For overutilization denials: Submit medical documentation that clearly shows why the patient required more than the standard number of services during the specified time period.

For services not medically necessary based on a diagnosis code: Submit specific ICD-9 diagnosis codes or narrative documentation outlining why the services were medically necessary.

For routine screening denials: Submit ICD-9 codes or narrative showing the sign, symptom, complaint or diagnosis, which warranted the service.

For surgery within the postoperative period of another surgery: Submit corrected billing which denotes either modifier -78, Return to the Operating Room for a Related Procedure During the Postoperative Period, or modifier -79, Unrelated Procedure or Service by the Same Physician During the Postoperative Period.
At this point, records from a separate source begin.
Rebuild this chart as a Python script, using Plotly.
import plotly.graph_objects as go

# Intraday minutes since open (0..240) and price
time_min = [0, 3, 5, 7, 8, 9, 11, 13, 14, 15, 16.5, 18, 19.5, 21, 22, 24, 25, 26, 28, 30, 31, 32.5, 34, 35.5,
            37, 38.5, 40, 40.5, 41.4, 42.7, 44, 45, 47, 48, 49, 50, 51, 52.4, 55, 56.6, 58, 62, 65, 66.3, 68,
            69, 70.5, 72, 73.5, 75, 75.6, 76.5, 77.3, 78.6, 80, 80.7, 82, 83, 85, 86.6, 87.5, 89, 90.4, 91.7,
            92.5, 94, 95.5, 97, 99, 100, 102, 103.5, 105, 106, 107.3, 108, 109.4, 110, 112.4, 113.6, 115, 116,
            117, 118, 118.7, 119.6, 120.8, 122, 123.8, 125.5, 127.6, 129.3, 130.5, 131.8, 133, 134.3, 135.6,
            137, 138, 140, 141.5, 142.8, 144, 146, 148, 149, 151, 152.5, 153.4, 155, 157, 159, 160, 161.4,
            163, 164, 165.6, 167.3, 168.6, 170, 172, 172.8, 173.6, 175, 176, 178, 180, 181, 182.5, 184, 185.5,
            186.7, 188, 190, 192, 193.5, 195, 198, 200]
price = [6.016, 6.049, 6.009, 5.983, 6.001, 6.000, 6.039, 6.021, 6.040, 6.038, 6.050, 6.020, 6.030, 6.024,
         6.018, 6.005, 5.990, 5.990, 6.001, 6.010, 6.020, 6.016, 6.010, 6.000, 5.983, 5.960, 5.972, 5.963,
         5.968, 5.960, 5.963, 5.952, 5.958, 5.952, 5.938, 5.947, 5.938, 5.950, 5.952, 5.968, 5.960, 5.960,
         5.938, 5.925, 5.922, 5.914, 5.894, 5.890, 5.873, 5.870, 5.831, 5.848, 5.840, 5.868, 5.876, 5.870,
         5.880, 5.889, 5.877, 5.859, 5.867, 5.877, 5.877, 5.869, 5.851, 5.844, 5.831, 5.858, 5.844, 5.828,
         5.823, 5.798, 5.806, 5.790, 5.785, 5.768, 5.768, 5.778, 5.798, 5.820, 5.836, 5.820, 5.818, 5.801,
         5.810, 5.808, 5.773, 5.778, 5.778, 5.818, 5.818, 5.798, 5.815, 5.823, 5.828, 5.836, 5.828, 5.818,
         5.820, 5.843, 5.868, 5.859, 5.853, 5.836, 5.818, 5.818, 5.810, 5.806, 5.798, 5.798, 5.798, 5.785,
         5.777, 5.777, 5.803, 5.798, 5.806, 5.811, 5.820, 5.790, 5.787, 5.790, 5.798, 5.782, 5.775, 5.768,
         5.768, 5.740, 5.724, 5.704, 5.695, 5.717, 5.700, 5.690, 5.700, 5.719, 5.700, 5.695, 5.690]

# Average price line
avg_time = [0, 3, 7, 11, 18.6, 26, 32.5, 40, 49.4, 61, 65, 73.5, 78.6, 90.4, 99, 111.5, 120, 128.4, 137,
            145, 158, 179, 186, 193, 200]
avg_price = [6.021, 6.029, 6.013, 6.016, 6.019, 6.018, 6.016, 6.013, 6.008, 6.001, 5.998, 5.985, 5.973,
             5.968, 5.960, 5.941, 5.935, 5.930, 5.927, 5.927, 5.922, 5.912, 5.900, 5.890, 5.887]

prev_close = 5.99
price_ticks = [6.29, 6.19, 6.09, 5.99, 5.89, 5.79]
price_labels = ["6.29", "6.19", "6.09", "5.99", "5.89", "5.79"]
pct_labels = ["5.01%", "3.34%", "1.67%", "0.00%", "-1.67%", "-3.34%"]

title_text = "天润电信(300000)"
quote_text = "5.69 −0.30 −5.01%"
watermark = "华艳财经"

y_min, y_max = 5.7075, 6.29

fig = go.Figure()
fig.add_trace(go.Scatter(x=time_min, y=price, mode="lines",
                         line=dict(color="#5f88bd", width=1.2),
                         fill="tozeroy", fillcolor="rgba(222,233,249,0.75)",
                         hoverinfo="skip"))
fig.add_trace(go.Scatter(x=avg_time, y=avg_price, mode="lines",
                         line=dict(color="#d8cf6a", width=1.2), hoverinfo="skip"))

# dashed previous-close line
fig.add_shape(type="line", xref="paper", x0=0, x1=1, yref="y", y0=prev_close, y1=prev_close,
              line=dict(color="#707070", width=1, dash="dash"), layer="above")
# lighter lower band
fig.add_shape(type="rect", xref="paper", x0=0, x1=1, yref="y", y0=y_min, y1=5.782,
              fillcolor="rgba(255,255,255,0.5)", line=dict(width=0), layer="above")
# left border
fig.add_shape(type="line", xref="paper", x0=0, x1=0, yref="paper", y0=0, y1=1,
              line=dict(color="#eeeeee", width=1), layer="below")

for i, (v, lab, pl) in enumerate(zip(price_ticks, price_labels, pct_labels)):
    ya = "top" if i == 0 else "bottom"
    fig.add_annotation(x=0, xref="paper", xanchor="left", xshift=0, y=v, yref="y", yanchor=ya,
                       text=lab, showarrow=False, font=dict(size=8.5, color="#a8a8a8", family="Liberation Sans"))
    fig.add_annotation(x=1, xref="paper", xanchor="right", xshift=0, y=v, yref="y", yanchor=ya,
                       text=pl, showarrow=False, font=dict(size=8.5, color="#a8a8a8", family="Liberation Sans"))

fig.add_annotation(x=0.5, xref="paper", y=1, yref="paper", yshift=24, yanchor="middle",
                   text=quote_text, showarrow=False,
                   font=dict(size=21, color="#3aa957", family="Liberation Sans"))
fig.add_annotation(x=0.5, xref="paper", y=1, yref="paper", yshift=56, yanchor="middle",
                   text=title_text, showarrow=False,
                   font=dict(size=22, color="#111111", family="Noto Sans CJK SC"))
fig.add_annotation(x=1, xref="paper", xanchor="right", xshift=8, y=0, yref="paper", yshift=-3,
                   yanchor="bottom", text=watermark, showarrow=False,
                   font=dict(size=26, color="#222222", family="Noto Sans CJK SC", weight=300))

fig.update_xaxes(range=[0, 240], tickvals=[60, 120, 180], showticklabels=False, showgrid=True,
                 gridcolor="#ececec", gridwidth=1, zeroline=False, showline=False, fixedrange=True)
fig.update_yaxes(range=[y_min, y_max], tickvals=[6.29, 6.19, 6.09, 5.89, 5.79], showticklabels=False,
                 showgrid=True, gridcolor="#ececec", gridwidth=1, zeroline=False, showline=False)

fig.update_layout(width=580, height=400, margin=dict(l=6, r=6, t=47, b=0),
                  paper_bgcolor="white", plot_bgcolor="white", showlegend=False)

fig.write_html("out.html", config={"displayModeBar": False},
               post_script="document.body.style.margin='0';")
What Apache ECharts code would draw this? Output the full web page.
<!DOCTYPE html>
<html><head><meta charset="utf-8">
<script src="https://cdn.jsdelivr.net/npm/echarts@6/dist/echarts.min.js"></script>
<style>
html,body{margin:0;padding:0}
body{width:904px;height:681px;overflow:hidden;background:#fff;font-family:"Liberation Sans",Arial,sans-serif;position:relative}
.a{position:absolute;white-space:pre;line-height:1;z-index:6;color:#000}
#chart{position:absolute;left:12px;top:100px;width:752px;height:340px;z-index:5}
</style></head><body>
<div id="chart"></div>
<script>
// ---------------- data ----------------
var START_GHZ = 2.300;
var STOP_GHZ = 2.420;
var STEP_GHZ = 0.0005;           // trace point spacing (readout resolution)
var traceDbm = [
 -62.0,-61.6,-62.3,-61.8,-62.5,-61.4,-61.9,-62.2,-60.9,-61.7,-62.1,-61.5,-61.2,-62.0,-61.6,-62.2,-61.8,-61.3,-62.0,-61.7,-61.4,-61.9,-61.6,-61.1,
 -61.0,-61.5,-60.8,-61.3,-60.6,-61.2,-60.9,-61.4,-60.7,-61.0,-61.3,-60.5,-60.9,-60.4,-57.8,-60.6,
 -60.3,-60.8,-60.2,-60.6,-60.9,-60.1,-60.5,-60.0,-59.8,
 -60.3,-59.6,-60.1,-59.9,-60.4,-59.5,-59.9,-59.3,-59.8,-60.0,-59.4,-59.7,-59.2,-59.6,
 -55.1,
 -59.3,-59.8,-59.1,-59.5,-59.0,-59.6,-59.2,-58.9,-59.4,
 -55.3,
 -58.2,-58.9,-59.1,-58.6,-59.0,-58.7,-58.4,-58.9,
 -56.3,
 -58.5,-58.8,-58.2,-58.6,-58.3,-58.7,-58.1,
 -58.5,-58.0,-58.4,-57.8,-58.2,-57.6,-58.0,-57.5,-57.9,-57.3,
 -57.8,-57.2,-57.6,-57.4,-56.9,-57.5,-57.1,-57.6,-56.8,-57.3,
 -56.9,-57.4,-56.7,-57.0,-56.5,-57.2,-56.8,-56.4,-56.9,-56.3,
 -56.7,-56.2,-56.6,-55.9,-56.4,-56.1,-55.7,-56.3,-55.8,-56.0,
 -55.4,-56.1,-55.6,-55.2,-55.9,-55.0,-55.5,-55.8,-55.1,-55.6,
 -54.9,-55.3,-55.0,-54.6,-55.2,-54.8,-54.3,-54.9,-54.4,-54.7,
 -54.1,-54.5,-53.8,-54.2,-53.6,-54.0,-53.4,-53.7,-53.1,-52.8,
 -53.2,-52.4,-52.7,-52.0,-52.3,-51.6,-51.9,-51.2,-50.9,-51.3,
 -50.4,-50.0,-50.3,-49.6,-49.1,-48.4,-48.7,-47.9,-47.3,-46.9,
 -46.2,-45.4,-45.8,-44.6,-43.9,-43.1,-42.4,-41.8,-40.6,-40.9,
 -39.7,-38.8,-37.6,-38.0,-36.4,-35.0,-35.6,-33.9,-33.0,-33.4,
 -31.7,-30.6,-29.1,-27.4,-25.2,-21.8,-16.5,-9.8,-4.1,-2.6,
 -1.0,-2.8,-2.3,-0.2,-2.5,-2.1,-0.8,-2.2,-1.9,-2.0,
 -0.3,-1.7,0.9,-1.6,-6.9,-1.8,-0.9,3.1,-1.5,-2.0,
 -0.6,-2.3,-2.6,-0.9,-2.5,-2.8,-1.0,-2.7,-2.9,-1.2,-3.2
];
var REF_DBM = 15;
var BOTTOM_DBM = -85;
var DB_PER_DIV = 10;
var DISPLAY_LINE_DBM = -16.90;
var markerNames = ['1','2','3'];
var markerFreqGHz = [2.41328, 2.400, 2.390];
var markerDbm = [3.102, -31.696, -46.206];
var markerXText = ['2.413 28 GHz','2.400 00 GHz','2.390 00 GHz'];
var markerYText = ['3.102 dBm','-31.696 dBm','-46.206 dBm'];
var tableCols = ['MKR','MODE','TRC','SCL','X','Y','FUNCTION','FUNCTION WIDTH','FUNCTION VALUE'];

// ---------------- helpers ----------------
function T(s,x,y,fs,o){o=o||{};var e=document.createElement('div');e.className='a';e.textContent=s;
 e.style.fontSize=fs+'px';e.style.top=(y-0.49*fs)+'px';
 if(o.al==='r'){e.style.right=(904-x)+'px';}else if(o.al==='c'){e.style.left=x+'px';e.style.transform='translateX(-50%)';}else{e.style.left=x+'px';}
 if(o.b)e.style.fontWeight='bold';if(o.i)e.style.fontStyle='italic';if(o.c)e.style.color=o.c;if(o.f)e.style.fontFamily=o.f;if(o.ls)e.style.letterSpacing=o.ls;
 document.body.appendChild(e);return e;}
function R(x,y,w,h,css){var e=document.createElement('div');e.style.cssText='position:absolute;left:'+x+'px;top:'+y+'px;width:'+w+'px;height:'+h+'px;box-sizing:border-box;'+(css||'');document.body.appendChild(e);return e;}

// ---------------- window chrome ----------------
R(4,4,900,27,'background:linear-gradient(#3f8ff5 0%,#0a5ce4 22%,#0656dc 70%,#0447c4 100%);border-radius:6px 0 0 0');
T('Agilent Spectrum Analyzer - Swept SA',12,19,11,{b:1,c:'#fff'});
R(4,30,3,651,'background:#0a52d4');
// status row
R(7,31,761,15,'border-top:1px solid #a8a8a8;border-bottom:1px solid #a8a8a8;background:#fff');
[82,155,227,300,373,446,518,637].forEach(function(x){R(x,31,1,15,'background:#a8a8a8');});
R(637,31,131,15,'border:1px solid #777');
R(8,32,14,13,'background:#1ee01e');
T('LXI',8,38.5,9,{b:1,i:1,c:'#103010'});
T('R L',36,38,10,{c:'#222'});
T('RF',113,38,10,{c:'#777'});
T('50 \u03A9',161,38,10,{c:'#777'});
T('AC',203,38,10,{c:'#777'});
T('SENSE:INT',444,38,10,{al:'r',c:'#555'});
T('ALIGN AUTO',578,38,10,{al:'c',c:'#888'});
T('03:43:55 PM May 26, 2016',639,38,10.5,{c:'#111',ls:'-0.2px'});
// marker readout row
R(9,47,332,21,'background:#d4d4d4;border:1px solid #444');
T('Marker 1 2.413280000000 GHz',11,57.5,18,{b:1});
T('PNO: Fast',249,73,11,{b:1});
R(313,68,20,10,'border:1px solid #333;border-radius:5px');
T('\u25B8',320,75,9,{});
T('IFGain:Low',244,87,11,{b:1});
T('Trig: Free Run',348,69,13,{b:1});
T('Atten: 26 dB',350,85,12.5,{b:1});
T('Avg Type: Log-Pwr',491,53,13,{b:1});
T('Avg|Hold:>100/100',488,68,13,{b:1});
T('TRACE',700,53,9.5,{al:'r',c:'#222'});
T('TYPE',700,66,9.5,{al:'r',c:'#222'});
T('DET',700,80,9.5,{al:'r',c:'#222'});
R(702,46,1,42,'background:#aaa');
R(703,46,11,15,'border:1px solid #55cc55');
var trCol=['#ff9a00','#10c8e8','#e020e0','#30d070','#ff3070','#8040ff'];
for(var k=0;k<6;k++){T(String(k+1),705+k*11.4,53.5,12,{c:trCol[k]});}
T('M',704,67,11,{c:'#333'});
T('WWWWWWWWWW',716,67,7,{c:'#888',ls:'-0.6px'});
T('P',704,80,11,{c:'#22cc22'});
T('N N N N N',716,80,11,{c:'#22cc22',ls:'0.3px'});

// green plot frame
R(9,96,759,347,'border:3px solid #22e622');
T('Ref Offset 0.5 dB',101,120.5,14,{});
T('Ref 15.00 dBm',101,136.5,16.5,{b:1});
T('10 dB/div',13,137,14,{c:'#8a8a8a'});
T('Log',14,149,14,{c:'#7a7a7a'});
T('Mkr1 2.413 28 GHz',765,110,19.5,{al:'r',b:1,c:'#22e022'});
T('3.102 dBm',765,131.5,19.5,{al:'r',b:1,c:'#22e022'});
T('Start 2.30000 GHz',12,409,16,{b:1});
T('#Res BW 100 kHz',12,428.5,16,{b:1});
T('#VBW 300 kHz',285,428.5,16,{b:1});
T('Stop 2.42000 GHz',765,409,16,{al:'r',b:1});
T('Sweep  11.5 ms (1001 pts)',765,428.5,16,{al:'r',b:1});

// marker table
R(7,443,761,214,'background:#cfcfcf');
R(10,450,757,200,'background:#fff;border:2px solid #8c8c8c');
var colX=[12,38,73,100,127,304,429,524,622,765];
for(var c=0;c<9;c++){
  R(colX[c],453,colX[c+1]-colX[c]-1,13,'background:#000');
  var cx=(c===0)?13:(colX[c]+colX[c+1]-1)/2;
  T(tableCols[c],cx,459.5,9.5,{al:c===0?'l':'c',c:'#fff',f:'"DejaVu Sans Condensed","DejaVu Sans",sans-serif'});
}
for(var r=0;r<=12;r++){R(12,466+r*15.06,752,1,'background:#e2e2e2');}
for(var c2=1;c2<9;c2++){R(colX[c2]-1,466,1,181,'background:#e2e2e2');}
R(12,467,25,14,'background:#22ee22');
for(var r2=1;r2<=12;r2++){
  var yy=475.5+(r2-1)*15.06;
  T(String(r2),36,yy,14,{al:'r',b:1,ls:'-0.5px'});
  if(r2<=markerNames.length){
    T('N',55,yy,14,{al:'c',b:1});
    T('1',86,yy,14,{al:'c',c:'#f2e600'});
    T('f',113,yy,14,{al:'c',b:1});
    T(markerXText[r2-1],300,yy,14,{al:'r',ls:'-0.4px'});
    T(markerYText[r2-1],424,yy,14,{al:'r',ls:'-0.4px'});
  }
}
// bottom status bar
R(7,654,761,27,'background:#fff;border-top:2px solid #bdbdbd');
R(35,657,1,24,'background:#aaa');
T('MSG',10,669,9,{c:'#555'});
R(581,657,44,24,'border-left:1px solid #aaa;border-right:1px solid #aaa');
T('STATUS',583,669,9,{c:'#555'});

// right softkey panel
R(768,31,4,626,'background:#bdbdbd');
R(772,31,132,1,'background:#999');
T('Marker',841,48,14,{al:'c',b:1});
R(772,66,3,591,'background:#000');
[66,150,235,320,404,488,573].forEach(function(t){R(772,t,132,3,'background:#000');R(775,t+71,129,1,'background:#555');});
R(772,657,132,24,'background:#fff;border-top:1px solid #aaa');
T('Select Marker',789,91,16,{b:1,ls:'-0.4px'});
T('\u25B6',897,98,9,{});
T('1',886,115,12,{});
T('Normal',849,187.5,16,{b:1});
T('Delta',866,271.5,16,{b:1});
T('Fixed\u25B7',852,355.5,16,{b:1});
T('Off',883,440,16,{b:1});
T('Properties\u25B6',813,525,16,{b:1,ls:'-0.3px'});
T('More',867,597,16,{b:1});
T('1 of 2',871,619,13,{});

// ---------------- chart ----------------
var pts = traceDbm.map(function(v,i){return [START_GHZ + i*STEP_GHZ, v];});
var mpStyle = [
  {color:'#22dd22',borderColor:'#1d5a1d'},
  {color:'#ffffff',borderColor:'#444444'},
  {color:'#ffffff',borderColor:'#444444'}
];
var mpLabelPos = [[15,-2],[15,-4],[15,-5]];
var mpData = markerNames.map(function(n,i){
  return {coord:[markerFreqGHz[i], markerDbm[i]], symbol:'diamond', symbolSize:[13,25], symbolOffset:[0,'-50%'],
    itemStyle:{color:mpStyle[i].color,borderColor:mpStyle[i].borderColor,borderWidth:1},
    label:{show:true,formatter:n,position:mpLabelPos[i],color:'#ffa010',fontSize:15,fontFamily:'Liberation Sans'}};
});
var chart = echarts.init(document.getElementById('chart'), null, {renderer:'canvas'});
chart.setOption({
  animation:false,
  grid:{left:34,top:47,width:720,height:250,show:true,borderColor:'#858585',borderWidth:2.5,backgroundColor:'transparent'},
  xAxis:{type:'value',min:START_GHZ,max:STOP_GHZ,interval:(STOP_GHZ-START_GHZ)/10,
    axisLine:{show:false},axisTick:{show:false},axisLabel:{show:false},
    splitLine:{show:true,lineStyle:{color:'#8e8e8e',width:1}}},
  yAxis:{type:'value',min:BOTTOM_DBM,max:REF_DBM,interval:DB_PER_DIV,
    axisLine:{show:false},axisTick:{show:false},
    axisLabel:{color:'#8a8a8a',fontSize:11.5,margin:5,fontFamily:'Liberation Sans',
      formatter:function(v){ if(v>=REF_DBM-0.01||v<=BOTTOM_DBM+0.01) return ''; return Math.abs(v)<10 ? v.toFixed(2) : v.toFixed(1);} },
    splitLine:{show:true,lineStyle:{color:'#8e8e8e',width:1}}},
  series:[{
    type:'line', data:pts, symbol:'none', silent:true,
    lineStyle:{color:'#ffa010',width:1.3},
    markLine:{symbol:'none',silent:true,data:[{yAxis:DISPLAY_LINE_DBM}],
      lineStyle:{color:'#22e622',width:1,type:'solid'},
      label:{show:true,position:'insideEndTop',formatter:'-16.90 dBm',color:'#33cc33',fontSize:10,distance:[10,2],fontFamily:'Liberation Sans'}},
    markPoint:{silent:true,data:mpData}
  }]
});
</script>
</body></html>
For a visit on the same day or within a postoperative period of surgery: If the visit was performed on the same day as the surgical procedure and it was a significant, separately identifiable service from the surgery, submit a review request with modifier -25, Significant, Separately Identifiable E&M Service by the Same Physician on the Same Day of the Procedure or Other Service. If the visit was during the postoperative period and was unrelated to that procedure, the appeal should be filed with modifier -24, Unrelated E&M Service by the Same Physician During a Postoperative Period, and should include narrative documentation to support the need for the visit. A separately identifiable ICD-9 diagnosis code submitted on the Medicare claim would suffice as documentation.